### Stored records
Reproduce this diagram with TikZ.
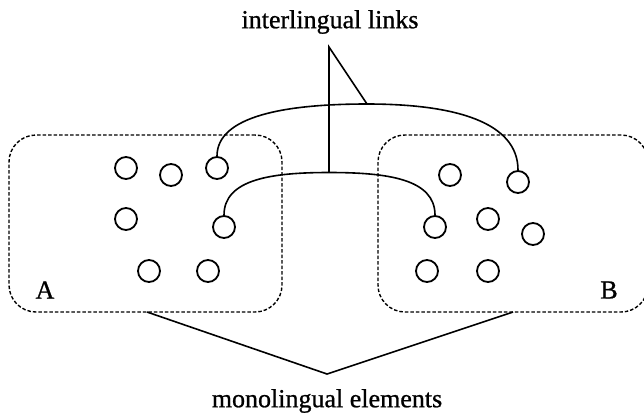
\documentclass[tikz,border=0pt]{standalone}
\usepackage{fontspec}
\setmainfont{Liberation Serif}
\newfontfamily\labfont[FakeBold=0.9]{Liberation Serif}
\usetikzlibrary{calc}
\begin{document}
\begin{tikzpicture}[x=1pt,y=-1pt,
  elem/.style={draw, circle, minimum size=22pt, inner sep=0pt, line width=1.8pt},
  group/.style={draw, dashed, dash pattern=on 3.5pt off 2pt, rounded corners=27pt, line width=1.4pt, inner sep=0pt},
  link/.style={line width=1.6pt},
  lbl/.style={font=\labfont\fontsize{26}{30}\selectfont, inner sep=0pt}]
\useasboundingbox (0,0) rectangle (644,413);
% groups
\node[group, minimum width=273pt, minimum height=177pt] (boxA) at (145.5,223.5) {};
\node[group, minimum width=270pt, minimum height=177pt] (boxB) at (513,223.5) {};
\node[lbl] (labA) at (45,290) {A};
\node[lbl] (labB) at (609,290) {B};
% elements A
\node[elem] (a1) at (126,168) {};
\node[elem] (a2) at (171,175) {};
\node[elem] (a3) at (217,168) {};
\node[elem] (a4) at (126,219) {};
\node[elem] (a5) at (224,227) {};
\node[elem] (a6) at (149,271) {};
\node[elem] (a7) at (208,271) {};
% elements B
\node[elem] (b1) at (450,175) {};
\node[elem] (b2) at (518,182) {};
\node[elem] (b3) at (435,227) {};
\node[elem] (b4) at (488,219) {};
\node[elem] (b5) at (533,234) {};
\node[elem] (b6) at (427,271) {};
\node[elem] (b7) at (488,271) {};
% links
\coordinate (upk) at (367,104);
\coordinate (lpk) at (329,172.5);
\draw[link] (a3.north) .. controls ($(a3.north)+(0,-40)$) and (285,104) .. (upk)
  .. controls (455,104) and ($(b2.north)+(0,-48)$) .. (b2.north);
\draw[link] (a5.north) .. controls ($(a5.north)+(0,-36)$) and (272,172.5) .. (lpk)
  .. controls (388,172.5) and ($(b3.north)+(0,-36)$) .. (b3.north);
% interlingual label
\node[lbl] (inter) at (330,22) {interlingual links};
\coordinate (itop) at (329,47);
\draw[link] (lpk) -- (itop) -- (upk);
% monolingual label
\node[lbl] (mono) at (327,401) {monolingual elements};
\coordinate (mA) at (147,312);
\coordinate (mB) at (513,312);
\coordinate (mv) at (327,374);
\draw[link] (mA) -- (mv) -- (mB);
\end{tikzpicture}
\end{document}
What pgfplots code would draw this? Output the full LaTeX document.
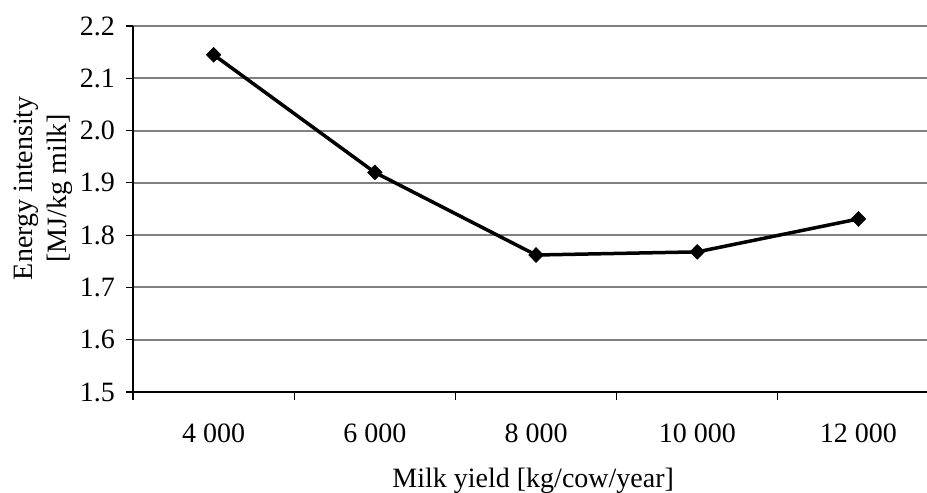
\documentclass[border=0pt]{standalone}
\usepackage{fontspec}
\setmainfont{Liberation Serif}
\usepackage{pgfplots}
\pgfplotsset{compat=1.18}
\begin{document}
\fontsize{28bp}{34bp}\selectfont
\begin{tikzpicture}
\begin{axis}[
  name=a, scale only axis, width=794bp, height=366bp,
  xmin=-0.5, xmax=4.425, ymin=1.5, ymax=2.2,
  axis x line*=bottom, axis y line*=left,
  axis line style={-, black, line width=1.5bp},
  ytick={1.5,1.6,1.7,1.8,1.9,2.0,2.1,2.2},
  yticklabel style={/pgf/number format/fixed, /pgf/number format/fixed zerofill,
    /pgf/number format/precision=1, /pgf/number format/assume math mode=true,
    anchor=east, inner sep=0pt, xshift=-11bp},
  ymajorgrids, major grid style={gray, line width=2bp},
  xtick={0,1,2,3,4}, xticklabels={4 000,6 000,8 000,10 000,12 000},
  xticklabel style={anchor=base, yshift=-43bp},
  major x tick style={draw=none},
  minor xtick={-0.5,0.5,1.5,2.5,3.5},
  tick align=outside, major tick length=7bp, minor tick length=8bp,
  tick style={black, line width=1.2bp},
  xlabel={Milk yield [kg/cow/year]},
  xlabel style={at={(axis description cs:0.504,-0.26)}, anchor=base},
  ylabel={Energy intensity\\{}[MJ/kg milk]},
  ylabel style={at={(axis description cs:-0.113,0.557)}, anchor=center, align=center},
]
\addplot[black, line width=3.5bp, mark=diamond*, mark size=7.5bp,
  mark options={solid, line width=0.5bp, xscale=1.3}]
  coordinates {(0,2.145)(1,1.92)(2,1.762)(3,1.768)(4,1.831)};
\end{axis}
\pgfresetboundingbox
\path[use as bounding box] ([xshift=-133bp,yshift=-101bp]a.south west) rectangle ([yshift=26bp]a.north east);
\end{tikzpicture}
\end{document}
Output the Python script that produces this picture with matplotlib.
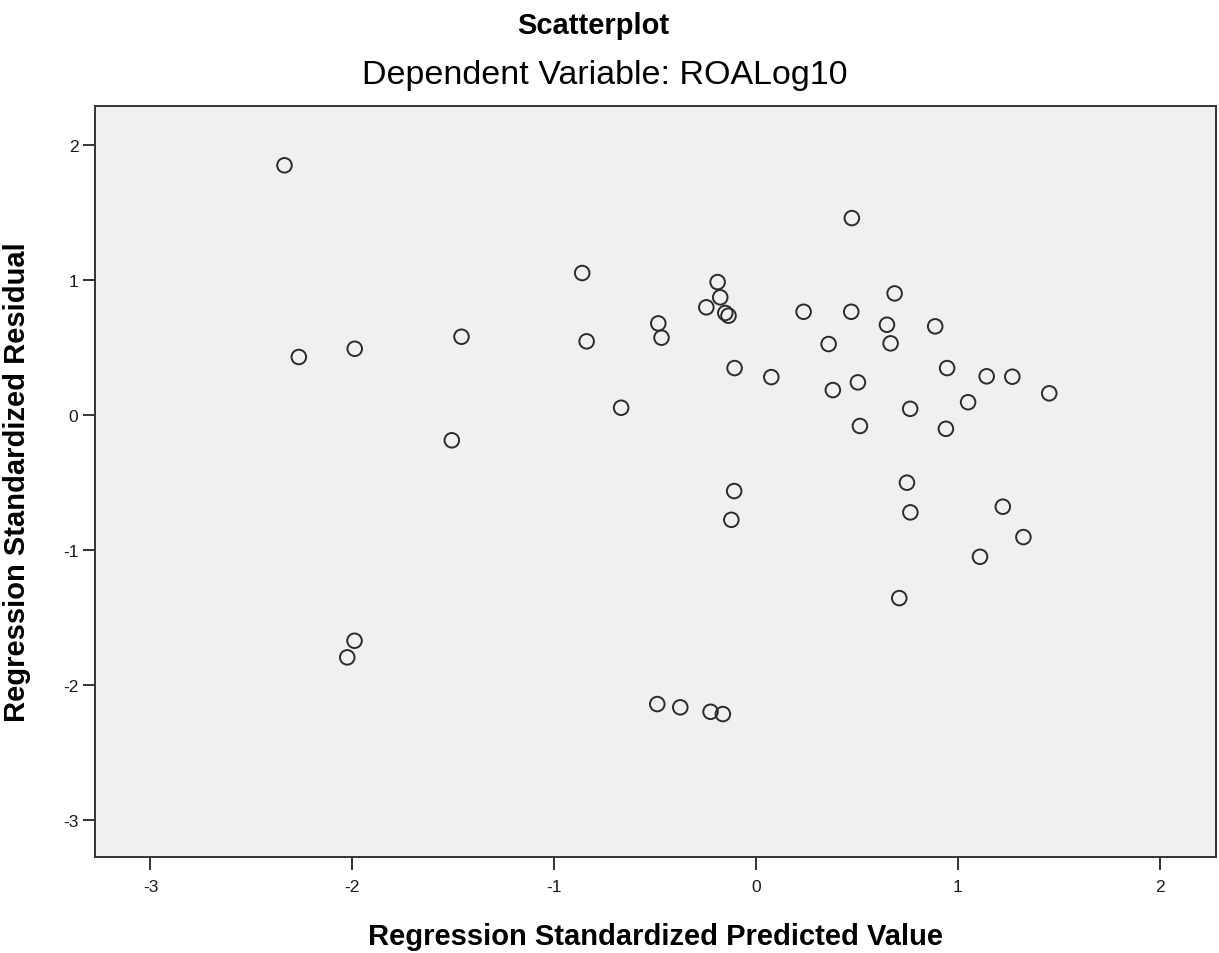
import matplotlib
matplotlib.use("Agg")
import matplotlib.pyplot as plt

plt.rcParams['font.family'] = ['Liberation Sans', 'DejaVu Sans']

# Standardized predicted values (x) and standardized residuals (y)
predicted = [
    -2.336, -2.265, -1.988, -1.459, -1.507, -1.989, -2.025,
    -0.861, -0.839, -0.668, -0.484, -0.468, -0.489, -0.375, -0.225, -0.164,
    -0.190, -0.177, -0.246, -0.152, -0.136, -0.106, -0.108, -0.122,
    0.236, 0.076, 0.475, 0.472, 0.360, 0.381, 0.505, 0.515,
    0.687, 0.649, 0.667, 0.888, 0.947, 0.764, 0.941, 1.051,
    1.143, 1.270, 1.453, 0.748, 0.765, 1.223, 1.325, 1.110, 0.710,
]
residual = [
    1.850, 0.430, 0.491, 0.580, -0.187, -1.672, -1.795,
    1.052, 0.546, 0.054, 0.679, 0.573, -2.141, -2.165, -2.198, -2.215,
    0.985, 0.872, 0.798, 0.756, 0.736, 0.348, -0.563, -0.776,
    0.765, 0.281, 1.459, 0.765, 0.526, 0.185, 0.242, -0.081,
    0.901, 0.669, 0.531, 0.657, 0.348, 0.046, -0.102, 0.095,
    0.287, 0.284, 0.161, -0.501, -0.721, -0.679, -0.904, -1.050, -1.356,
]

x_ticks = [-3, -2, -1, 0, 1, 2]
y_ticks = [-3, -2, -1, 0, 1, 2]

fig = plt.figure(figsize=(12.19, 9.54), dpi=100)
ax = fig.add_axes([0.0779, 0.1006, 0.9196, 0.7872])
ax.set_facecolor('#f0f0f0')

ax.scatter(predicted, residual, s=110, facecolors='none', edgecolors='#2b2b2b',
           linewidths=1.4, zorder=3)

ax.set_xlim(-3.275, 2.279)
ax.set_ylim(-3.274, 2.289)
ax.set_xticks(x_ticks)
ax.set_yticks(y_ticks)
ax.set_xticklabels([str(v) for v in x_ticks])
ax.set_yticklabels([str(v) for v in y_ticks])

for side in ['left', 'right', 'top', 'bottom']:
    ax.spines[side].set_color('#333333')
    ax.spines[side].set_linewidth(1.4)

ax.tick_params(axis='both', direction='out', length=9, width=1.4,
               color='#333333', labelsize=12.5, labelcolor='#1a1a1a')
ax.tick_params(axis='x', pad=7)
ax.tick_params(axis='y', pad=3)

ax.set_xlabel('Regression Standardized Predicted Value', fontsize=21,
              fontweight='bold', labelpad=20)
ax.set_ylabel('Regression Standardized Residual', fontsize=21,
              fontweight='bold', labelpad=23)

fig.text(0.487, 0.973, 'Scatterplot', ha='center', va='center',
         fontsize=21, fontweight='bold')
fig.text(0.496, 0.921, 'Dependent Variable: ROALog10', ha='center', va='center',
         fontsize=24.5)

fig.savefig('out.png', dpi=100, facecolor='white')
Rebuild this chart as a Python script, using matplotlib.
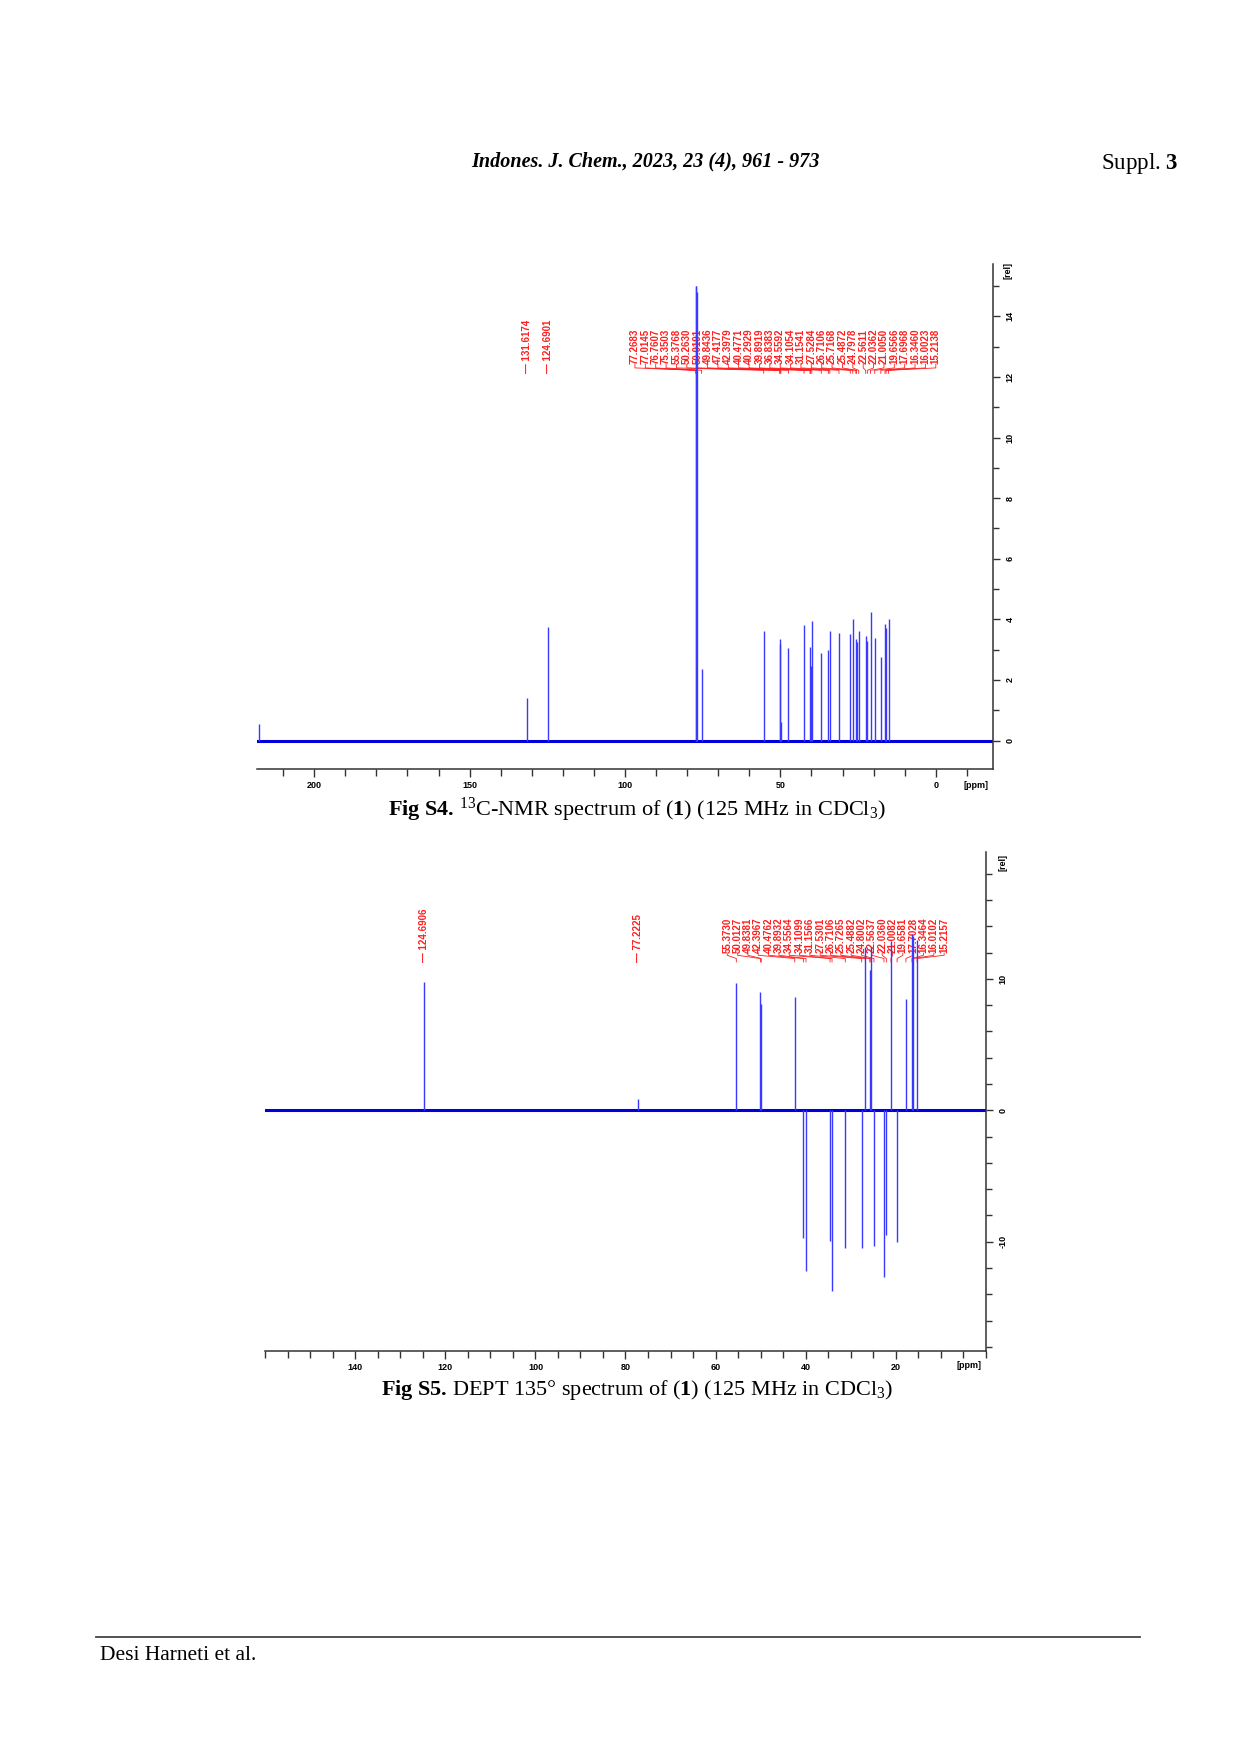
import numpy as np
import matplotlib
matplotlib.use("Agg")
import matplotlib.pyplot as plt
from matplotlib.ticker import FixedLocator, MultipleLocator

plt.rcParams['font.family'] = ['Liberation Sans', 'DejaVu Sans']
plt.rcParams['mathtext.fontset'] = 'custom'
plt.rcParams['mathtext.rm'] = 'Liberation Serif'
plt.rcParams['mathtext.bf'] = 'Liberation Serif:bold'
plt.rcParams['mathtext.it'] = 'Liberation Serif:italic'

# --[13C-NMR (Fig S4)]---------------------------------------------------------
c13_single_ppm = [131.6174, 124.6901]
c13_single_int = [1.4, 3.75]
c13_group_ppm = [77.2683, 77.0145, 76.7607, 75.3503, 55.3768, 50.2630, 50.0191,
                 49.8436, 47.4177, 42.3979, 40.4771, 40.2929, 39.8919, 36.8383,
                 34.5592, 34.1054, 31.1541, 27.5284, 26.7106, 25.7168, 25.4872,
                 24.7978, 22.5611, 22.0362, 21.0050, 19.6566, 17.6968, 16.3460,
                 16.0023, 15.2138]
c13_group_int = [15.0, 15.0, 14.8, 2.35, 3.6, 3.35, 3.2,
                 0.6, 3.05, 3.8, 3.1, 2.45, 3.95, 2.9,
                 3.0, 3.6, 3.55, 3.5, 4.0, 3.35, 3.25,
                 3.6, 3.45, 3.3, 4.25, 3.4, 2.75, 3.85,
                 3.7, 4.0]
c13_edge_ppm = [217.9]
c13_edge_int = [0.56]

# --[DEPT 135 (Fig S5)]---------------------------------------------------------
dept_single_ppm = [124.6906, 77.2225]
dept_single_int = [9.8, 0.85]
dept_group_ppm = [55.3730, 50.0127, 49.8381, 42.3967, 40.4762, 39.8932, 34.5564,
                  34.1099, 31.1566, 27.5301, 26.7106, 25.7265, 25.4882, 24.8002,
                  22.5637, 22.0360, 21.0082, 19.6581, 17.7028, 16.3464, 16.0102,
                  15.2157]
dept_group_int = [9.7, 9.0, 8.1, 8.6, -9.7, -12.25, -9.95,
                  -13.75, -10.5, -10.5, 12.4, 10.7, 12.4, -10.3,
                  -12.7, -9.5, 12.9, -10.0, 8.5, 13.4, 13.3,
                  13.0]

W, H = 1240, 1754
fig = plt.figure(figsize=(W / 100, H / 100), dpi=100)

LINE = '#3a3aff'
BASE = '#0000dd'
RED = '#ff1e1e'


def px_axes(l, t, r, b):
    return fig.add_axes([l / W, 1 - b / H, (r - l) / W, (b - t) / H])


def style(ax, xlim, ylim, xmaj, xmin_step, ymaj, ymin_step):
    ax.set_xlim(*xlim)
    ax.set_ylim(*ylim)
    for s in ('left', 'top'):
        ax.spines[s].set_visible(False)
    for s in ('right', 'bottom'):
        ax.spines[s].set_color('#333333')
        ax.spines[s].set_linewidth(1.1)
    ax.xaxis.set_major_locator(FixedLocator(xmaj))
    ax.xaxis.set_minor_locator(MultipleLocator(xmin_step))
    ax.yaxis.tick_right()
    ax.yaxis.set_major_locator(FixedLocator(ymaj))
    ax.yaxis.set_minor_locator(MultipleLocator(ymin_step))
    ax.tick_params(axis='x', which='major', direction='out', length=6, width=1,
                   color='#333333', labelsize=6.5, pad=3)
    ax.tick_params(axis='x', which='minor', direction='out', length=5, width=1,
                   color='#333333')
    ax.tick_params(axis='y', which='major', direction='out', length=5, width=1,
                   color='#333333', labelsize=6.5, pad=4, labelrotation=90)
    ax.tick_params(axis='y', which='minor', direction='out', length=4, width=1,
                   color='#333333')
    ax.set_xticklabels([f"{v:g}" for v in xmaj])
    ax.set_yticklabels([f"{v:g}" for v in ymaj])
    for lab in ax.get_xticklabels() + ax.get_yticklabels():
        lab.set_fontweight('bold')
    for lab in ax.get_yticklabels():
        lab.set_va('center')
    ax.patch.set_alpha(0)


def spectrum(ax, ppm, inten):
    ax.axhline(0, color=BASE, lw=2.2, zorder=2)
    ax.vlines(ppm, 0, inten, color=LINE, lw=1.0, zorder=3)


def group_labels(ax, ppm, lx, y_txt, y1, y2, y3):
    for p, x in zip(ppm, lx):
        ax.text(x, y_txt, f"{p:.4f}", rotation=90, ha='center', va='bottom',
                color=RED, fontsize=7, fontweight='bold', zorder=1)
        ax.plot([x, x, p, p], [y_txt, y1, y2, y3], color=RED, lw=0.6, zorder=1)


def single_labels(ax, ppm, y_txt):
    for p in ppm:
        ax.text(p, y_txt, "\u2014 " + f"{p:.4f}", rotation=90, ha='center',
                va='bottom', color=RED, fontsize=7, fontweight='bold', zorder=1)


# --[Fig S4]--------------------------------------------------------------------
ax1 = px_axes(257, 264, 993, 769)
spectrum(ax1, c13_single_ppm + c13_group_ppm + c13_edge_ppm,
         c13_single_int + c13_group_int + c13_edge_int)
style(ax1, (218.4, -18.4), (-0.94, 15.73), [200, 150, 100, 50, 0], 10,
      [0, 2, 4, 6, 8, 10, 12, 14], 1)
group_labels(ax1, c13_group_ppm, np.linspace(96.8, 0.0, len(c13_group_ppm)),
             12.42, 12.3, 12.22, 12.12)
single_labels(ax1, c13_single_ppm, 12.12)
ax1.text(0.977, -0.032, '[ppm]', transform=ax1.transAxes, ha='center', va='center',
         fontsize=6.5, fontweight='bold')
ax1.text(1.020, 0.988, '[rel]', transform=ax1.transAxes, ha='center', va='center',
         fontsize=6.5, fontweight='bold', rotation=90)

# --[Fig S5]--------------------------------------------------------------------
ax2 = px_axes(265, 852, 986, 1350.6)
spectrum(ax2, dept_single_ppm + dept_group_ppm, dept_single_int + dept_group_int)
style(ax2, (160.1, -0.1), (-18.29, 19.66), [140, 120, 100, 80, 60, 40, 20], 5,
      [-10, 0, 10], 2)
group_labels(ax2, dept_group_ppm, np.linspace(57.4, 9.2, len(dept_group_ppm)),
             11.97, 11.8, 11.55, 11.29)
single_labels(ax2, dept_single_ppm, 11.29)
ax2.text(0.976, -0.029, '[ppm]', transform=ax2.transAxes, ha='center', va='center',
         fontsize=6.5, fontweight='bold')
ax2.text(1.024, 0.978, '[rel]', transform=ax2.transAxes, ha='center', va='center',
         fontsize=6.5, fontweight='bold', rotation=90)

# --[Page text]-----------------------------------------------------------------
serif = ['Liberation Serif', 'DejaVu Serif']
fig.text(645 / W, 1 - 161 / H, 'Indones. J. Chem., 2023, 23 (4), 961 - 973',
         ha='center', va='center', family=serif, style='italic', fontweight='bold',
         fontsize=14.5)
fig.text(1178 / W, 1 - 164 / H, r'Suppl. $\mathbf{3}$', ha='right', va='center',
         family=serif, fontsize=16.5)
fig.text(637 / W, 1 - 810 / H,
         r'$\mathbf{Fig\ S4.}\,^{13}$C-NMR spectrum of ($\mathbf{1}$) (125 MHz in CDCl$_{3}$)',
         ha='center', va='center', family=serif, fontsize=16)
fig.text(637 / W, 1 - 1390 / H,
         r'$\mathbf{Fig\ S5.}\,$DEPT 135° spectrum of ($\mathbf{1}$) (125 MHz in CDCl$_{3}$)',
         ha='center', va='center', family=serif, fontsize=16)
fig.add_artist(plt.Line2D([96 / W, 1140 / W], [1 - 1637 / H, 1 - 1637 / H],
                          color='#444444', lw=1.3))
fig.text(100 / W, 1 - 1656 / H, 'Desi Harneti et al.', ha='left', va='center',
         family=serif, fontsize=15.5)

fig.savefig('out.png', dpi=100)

### What the exercise asks
Repeat only the lines running from "Rebuild this chart" to "plt.rcParams['mathtext.it'] = 'Liberation", ends included, and leave the pictures out.

### Exercise response
Rebuild this chart as a Python script, using matplotlib.
import numpy as np
import matplotlib
matplotlib.use("Agg")
import matplotlib.pyplot as plt
from matplotlib.ticker import FixedLocator, MultipleLocator

plt.rcParams['font.family'] = ['Liberation Sans', 'DejaVu Sans']
plt.rcParams['mathtext.fontset'] = 'custom'
plt.rcParams['mathtext.rm'] = 'Liberation Serif'
plt.rcParams['mathtext.bf'] = 'Liberation Serif:bold'
plt.rcParams['mathtext.it'] = 'Liberation Serif:italic'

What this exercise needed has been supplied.